Often I sit and look at my walls of films and think of all the stories, all the ideas, and all the work that went into these movies, not unlike how I used to spread the sports pages out on the floor while studying box scores.
By age 17 I started working at record and video stores and was introduced to the fine art of list making. Any regular reader of this column knows by now that I love to make a good list. I love to give grades. I love to quantify my passions.

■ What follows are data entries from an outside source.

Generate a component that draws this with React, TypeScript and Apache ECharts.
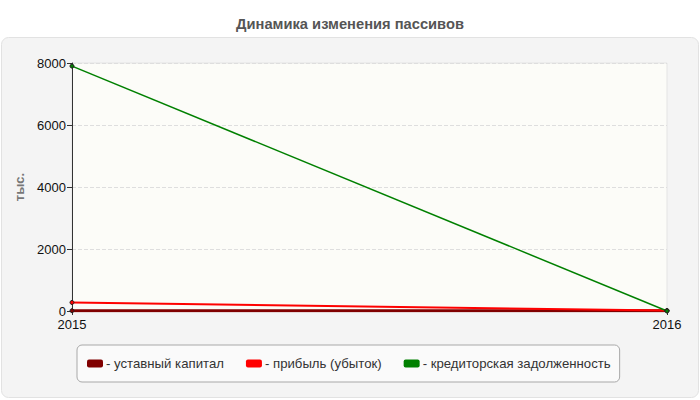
import React, { useEffect, useRef } from "react";
import * as echarts from "echarts";

const years = ["2015", "2016"];
const ustavnyi = [10, 10];
const pribyl = [275, 15];
const kreditor = [7900, 0];
const seriesNames = [
  "- уставный капитал",
  "- прибыль (убыток)",
  "- кредиторская задолженность",
];

export default function App() {
  const chartRef = useRef<HTMLDivElement>(null);

  useEffect(() => {
    if (!chartRef.current) return;
    const chart = echarts.init(chartRef.current, undefined, { renderer: "svg" });

    const font = "Liberation Sans, Arial, sans-serif";

    chart.setOption({
      animation: false,
      textStyle: { fontFamily: font },
      title: {
        text: "Динамика изменения пассивов",
        left: "center",
        top: 11,
        textStyle: { fontSize: 14.7, fontWeight: "bold", color: "#555", fontFamily: font },
      },
      graphic: [
        {
          type: "rect",
          z: -10,
          silent: true,
          shape: { x: 1.5, y: 37.5, width: 697, height: 360, r: 7 },
          style: { fill: "#f4f4f4", stroke: "#e2e2e2", lineWidth: 1 },
        },
      ],
      grid: {
        left: 72,
        right: 33,
        top: 63,
        bottom: 89,
        show: true,
        backgroundColor: "#fcfcf8",
        borderColor: "#e4e4e4",
        borderWidth: 1,
      },
      legend: {
        left: 77,
        top: 345,
        padding: [12, 9, 12, 10],
        itemGap: 22,
        itemWidth: 16,
        itemHeight: 8,
        icon: "roundRect",
        backgroundColor: "#fafafa",
        borderColor: "#a8a8a8",
        borderWidth: 1,
        borderRadius: 5,
        textStyle: { fontSize: 13.2, color: "#333", fontFamily: font, padding: [0, 0, 0, -2] },
        data: seriesNames,
      },
      xAxis: {
        type: "category",
        data: years,
        boundaryGap: false,
        axisLine: { lineStyle: { color: "#333", width: 1 } },
        axisTick: { show: true, length: 4, lineStyle: { color: "#333" } },
        axisLabel: { color: "#111", fontSize: 13, margin: 7, fontFamily: font },
        splitLine: { show: false },
      },
      yAxis: {
        type: "value",
        min: 0,
        max: 8000,
        interval: 2000,
        name: "тыс.",
        nameLocation: "middle",
        nameRotate: 90,
        nameGap: 46,
        nameTextStyle: { color: "#777", fontWeight: "bold", fontSize: 13, fontFamily: font },
        axisLine: { show: true, lineStyle: { color: "#333", width: 1 } },
        axisTick: { show: true, length: 5, lineStyle: { color: "#333" } },
        axisLabel: {
          color: "#111",
          fontSize: 13,
          margin: 6,
          fontFamily: font,
          formatter: (v: number) => String(v),
        },
        splitLine: { show: true, lineStyle: { color: "#dedede", type: "dashed" } },
      },
      series: [
        {
          name: seriesNames[0],
          type: "line",
          data: ustavnyi,
          color: "#800000",
          symbol: "circle",
          symbolSize: 4,
          lineStyle: { width: 3 },
          itemStyle: { borderColor: "#222" },
        },
        {
          name: seriesNames[1],
          type: "line",
          data: pribyl,
          color: "#ff0000",
          symbol: "circle",
          symbolSize: 4,
          lineStyle: { width: 2 },
          itemStyle: { borderColor: "#222" },
        },
        {
          name: seriesNames[2],
          type: "line",
          data: kreditor,
          color: "#008000",
          symbol: "circle",
          symbolSize: 4,
          lineStyle: { width: 1.5 },
          itemStyle: { borderColor: "#222" },
        },
      ],
    });

    return () => chart.dispose();
  }, []);

  return (
    <div
      ref={chartRef}
      style={{ position: "fixed", left: 0, top: 0, width: 700, height: 400, background: "#fff" }}
    />
  );
}
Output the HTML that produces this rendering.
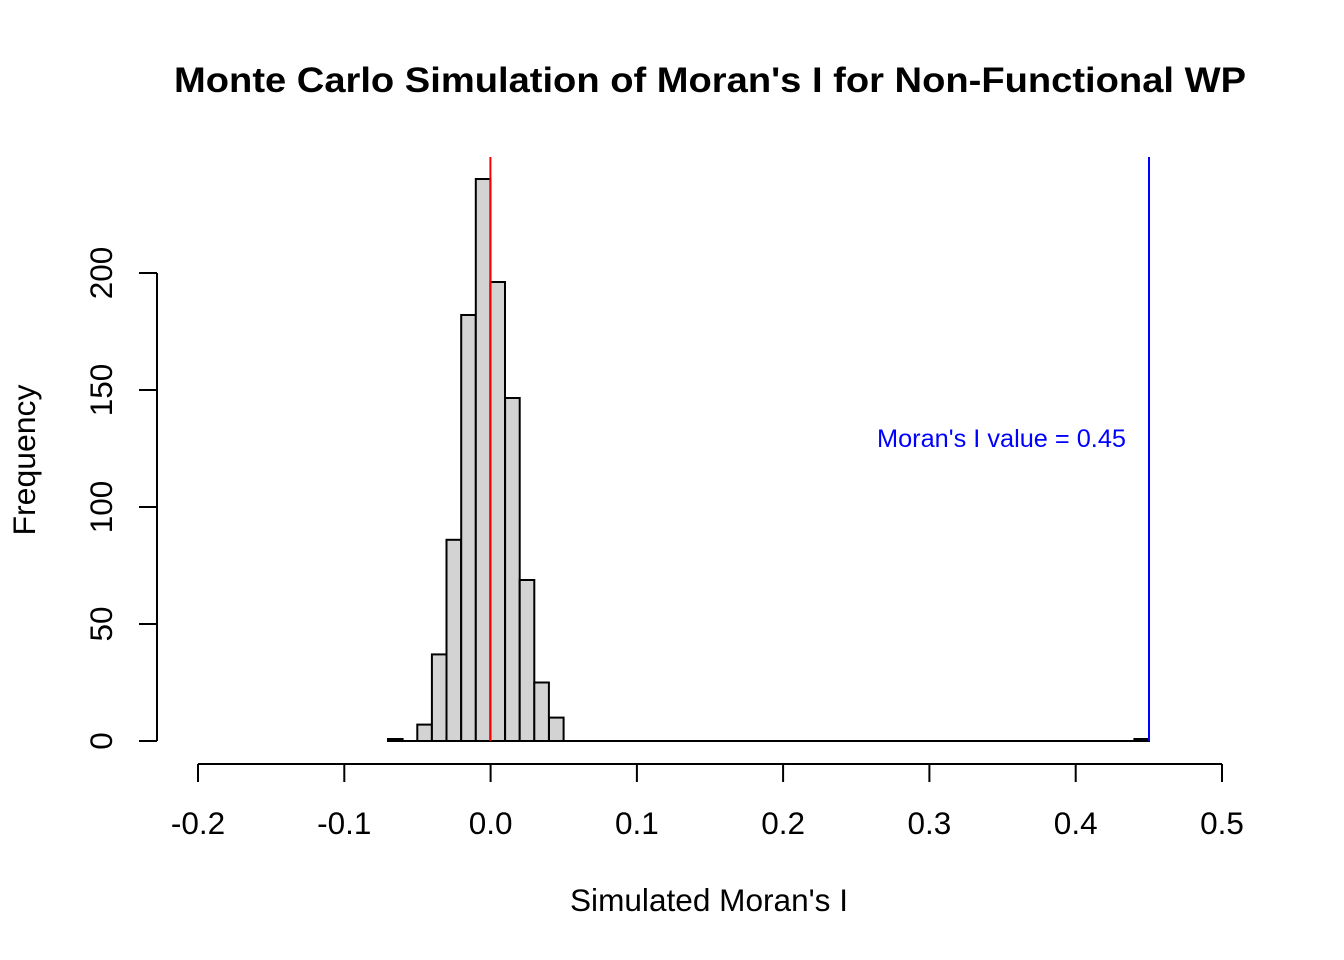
<!DOCTYPE html>
<html><head><meta charset="utf-8"><style>body{margin:0;background:#fff}svg{display:block}</style></head><body>
<svg width="1344" height="960" xmlns="http://www.w3.org/2000/svg" font-family="Liberation Sans, Arial, sans-serif">
<rect width="1344" height="960" fill="#fff"/>
<text x="710" y="92" text-anchor="middle" font-weight="bold" font-size="35" textLength="1072" lengthAdjust="spacingAndGlyphs">Monte Carlo Simulation of Moran's I for Non-Functional WP</text>
<g stroke="#000" stroke-width="2" fill="#d3d3d3">
<line x1="388" y1="741" x2="1149" y2="741"/>
<rect x="388" y="739" width="14.6" height="2"/>
<rect x="417.3" y="724.6" width="14.6" height="16.4"/>
<rect x="431.9" y="654.4" width="14.6" height="86.6"/>
<rect x="446.5" y="539.8" width="14.6" height="201.2"/>
<rect x="461.2" y="315" width="14.6" height="426"/>
<rect x="475.8" y="179" width="14.6" height="562"/>
<rect x="490.4" y="282" width="14.6" height="459"/>
<rect x="505.1" y="398" width="14.6" height="343"/>
<rect x="519.7" y="580" width="14.6" height="161"/>
<rect x="534.3" y="682.5" width="14.6" height="58.5"/>
<rect x="549" y="717.6" width="14.6" height="23.4"/>
<rect x="1134.4" y="739" width="14.6" height="2"/>
</g>
<line x1="490.4" y1="157" x2="490.4" y2="741" stroke="#f00" stroke-width="2"/>
<line x1="1149" y1="157" x2="1149" y2="741" stroke="#00f" stroke-width="2"/>
<text x="1126" y="447" text-anchor="end" fill="#00f" font-size="25" textLength="249" lengthAdjust="spacingAndGlyphs">Moran's I value = 0.45</text>
<g stroke="#000" stroke-width="2">
<line x1="198" y1="764" x2="1222" y2="764"/>
<line x1="198" y1="764" x2="198" y2="782"/><line x1="344.3" y1="764" x2="344.3" y2="782"/>
<line x1="490.6" y1="764" x2="490.6" y2="782"/><line x1="636.9" y1="764" x2="636.9" y2="782"/>
<line x1="783.1" y1="764" x2="783.1" y2="782"/><line x1="929.4" y1="764" x2="929.4" y2="782"/>
<line x1="1075.7" y1="764" x2="1075.7" y2="782"/><line x1="1222" y1="764" x2="1222" y2="782"/>
<line x1="157" y1="273" x2="157" y2="741"/>
<line x1="139" y1="741" x2="157" y2="741"/><line x1="139" y1="624" x2="157" y2="624"/>
<line x1="139" y1="507" x2="157" y2="507"/><line x1="139" y1="390" x2="157" y2="390"/>
<line x1="139" y1="273" x2="157" y2="273"/>
</g>
<g font-size="31.5" text-anchor="middle">
<text x="198" y="834">-0.2</text><text x="344.3" y="834">-0.1</text><text x="490.6" y="834">0.0</text>
<text x="636.9" y="834">0.1</text><text x="783.1" y="834">0.2</text><text x="929.4" y="834">0.3</text>
<text x="1075.7" y="834">0.4</text><text x="1222" y="834">0.5</text>
<text transform="translate(112,741) rotate(-90)">0</text>
<text transform="translate(112,624) rotate(-90)">50</text>
<text transform="translate(112,507) rotate(-90)">100</text>
<text transform="translate(112,390) rotate(-90)">150</text>
<text transform="translate(112,273) rotate(-90)">200</text>
<text x="709" y="911" textLength="278" lengthAdjust="spacingAndGlyphs">Simulated Moran's I</text>
<text transform="translate(35,460) rotate(-90)" textLength="151" lengthAdjust="spacingAndGlyphs">Frequency</text>
</g>
</svg>
</body></html>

And so this week, as the weather has pushed us all indoors, I’ve been working on a spreadsheet in which I rank and rate the filmographies of all the most prominent, “important” directors who are currently working in their prime.
Art reduced to numbers.
To qualify for said spreadsheet study, the filmmaker must have made at least two relevant films in the last decade, must have directed at least four feature films, and, as noted above, must be an active filmmaker who is working in what could arguably be the prime of their career (i.e. no Woody Allen, Steven Spielberg, or Jean-Luc Godard on this list). Also, they can’t largely direct superhero films, documentaries, or animated films. Arbitrary as they may seem, them’s the rules.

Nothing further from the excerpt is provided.